— BEGIN —

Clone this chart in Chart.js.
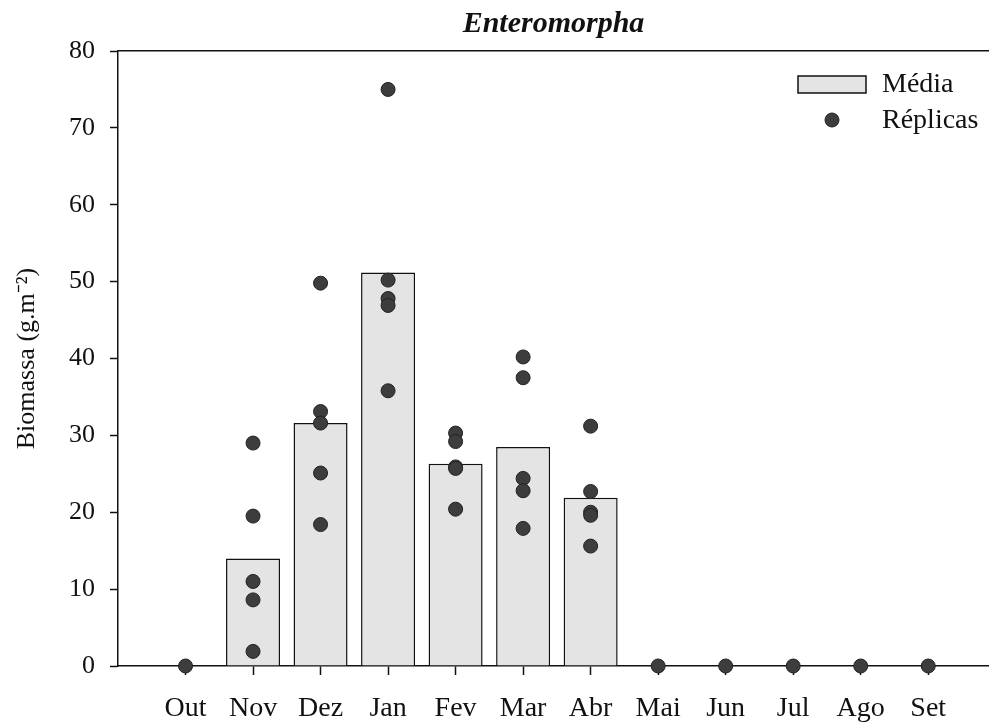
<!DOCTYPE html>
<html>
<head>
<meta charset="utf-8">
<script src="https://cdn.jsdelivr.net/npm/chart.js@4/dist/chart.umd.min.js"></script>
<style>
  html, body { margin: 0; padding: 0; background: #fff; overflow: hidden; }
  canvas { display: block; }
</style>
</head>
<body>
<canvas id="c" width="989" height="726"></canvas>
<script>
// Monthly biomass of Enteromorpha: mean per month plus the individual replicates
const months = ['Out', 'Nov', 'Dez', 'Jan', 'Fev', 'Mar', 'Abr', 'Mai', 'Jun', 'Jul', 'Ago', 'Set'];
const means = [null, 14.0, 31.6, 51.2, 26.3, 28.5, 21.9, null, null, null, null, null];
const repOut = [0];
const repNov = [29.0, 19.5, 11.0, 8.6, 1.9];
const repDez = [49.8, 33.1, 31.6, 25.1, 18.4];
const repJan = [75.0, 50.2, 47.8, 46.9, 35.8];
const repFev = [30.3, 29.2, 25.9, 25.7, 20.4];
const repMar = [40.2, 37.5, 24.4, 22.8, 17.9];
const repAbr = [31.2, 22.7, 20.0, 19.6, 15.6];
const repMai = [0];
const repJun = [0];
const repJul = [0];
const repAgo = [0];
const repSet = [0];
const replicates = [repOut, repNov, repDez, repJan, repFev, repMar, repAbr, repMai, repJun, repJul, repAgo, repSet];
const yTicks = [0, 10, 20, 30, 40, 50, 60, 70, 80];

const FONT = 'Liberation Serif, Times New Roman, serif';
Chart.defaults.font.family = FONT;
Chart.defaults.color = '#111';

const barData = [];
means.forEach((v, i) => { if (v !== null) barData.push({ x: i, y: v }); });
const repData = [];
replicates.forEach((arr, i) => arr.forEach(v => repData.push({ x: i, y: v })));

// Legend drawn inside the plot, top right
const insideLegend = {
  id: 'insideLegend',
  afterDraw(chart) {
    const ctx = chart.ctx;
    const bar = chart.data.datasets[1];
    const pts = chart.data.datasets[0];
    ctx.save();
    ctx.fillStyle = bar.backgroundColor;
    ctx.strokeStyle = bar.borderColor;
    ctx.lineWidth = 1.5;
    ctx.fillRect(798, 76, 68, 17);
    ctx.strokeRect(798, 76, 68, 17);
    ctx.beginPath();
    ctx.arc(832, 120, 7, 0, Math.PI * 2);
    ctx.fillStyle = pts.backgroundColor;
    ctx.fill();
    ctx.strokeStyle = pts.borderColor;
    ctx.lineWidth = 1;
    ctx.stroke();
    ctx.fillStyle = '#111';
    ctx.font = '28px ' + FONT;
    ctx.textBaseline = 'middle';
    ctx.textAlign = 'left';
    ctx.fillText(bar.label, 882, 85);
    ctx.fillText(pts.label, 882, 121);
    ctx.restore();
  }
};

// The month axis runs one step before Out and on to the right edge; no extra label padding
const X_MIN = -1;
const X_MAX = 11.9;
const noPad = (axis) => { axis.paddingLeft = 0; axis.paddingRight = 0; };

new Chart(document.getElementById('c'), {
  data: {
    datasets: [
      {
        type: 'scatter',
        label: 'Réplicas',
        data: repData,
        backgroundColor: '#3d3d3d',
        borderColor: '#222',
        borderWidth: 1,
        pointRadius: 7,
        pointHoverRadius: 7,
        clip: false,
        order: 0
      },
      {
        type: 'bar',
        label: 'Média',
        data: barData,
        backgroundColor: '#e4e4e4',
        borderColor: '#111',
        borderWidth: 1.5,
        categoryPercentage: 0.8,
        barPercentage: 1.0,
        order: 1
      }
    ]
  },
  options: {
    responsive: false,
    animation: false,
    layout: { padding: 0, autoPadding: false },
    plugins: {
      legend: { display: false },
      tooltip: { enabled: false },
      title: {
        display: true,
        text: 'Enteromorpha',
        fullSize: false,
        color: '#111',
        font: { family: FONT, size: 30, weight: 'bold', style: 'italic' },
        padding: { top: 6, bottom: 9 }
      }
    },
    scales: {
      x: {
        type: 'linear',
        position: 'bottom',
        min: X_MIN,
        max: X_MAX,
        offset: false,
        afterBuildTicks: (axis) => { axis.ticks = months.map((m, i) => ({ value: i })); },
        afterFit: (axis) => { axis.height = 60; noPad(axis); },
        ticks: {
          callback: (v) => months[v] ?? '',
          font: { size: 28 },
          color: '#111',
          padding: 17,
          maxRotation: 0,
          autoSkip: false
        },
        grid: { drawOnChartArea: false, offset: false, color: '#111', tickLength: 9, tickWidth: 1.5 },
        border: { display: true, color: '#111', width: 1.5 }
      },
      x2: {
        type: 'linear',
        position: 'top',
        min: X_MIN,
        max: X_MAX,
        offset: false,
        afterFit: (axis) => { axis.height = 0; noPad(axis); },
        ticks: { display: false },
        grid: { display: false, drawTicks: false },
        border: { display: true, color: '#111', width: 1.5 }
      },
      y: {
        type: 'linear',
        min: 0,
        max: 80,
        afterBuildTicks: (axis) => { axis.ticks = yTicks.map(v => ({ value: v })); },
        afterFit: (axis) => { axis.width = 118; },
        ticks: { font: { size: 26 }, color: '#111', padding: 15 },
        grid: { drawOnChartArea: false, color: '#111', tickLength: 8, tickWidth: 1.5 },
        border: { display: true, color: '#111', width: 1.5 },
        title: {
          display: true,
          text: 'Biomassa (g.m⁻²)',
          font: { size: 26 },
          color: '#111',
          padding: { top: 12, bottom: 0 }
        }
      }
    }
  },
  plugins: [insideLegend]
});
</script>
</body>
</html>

— END —

Write out every line above exactly as it is, leaving out the pictures.

Clone this chart in Chart.js.
<!DOCTYPE html>
<html>
<head>
<meta charset="utf-8">
<script src="https://cdn.jsdelivr.net/npm/chart.js@4/dist/chart.umd.min.js"></script>
<style>
  html, body { margin: 0; padding: 0; background: #fff; overflow: hidden; }
  canvas { display: block; }
</style>
</head>
<body>
<canvas id="c" width="989" height="726"></canvas>
<script>
// Monthly biomass of Enteromorpha: mean per month plus the individual replicates
const months = ['Out', 'Nov', 'Dez', 'Jan', 'Fev', 'Mar', 'Abr', 'Mai', 'Jun', 'Jul', 'Ago', 'Set'];
const means = [null, 14.0, 31.6, 51.2, 26.3, 28.5, 21.9, null, null, null, null, null];
const repOut = [0];
const repNov = [29.0, 19.5, 11.0, 8.6, 1.9];
const repDez = [49.8, 33.1, 31.6, 25.1, 18.4];
const repJan = [75.0, 50.2, 47.8, 46.9, 35.8];
const repFev = [30.3, 29.2, 25.9, 25.7, 20.4];
const repMar = [40.2, 37.5, 24.4, 22.8, 17.9];
const repAbr = [31.2, 22.7, 20.0, 19.6, 15.6];
const repMai = [0];
const repJun = [0];
const repJul = [0];
const repAgo = [0];
const repSet = [0];
const replicates = [repOut, repNov, repDez, repJan, repFev, repMar, repAbr, repMai, repJun, repJul, repAgo, repSet];
const yTicks = [0, 10, 20, 30, 40, 50, 60, 70, 80];

const FONT = 'Liberation Serif, Times New Roman, serif';
Chart.defaults.font.family = FONT;
Chart.defaults.color = '#111';

const barData = [];
means.forEach((v, i) => { if (v !== null) barData.push({ x: i, y: v }); });
const repData = [];
replicates.forEach((arr, i) => arr.forEach(v => repData.push({ x: i, y: v })));

// Legend drawn inside the plot, top right
const insideLegend = {
  id: 'insideLegend',
  afterDraw(chart) {
    const ctx = chart.ctx;
    const bar = chart.data.datasets[1];
    const pts = chart.data.datasets[0];
    ctx.save();
    ctx.fillStyle = bar.backgroundColor;
    ctx.strokeStyle = bar.borderColor;
    ctx.lineWidth = 1.5;
    ctx.fillRect(798, 76, 68, 17);
    ctx.strokeRect(798, 76, 68, 17);
    ctx.beginPath();
    ctx.arc(832, 120, 7, 0, Math.PI * 2);
    ctx.fillStyle = pts.backgroundColor;
    ctx.fill();
    ctx.strokeStyle = pts.borderColor;
    ctx.lineWidth = 1;
    ctx.stroke();
    ctx.fillStyle = '#111';
    ctx.font = '28px ' + FONT;
    ctx.textBaseline = 'middle';
    ctx.textAlign = 'left';
    ctx.fillText(bar.label, 882, 85);
    ctx.fillText(pts.label, 882, 121);
    ctx.restore();
  }
};

// The month axis runs one step before Out and on to the right edge; no extra label padding
const X_MIN = -1;
const X_MAX = 11.9;
const noPad = (axis) => { axis.paddingLeft = 0; axis.paddingRight = 0; };

new Chart(document.getElementById('c'), {
  data: {
    datasets: [
      {
        type: 'scatter',
        label: 'Réplicas',
        data: repData,
        backgroundColor: '#3d3d3d',
        borderColor: '#222',
        borderWidth: 1,
        pointRadius: 7,
        pointHoverRadius: 7,
        clip: false,
        order: 0
      },
      {
        type: 'bar',
        label: 'Média',
        data: barData,
        backgroundColor: '#e4e4e4',
        borderColor: '#111',
        borderWidth: 1.5,
        categoryPercentage: 0.8,
        barPercentage: 1.0,
        order: 1
      }
    ]
  },
  options: {
    responsive: false,
    animation: false,
    layout: { padding: 0, autoPadding: false },
    plugins: {
      legend: { display: false },
      tooltip: { enabled: false },
      title: {
        display: true,
        text: 'Enteromorpha',
        fullSize: false,
        color: '#111',
        font: { family: FONT, size: 30, weight: 'bold', style: 'italic' },
        padding: { top: 6, bottom: 9 }
      }
    },
    scales: {
      x: {
        type: 'linear',
        position: 'bottom',
        min: X_MIN,
        max: X_MAX,
        offset: false,
        afterBuildTicks: (axis) => { axis.ticks = months.map((m, i) => ({ value: i })); },
        afterFit: (axis) => { axis.height = 60; noPad(axis); },
        ticks: {
          callback: (v) => months[v] ?? '',
          font: { size: 28 },
          color: '#111',
          padding: 17,
          maxRotation: 0,
          autoSkip: false
        },
        grid: { drawOnChartArea: false, offset: false, color: '#111', tickLength: 9, tickWidth: 1.5 },
        border: { display: true, color: '#111', width: 1.5 }
      },
      x2: {
        type: 'linear',
        position: 'top',
        min: X_MIN,
        max: X_MAX,
        offset: false,
        afterFit: (axis) => { axis.height = 0; noPad(axis); },
        ticks: { display: false },
        grid: { display: false, drawTicks: false },
        border: { display: true, color: '#111', width: 1.5 }
      },
      y: {
        type: 'linear',
        min: 0,
        max: 80,
        afterBuildTicks: (axis) => { axis.ticks = yTicks.map(v => ({ value: v })); },
        afterFit: (axis) => { axis.width = 118; },
        ticks: { font: { size: 26 }, color: '#111', padding: 15 },
        grid: { drawOnChartArea: false, color: '#111', tickLength: 8, tickWidth: 1.5 },
        border: { display: true, color: '#111', width: 1.5 },
        title: {
          display: true,
          text: 'Biomassa (g.m⁻²)',
          font: { size: 26 },
          color: '#111',
          padding: { top: 12, bottom: 0 }
        }
      }
    }
  },
  plugins: [insideLegend]
});
</script>
</body>
</html>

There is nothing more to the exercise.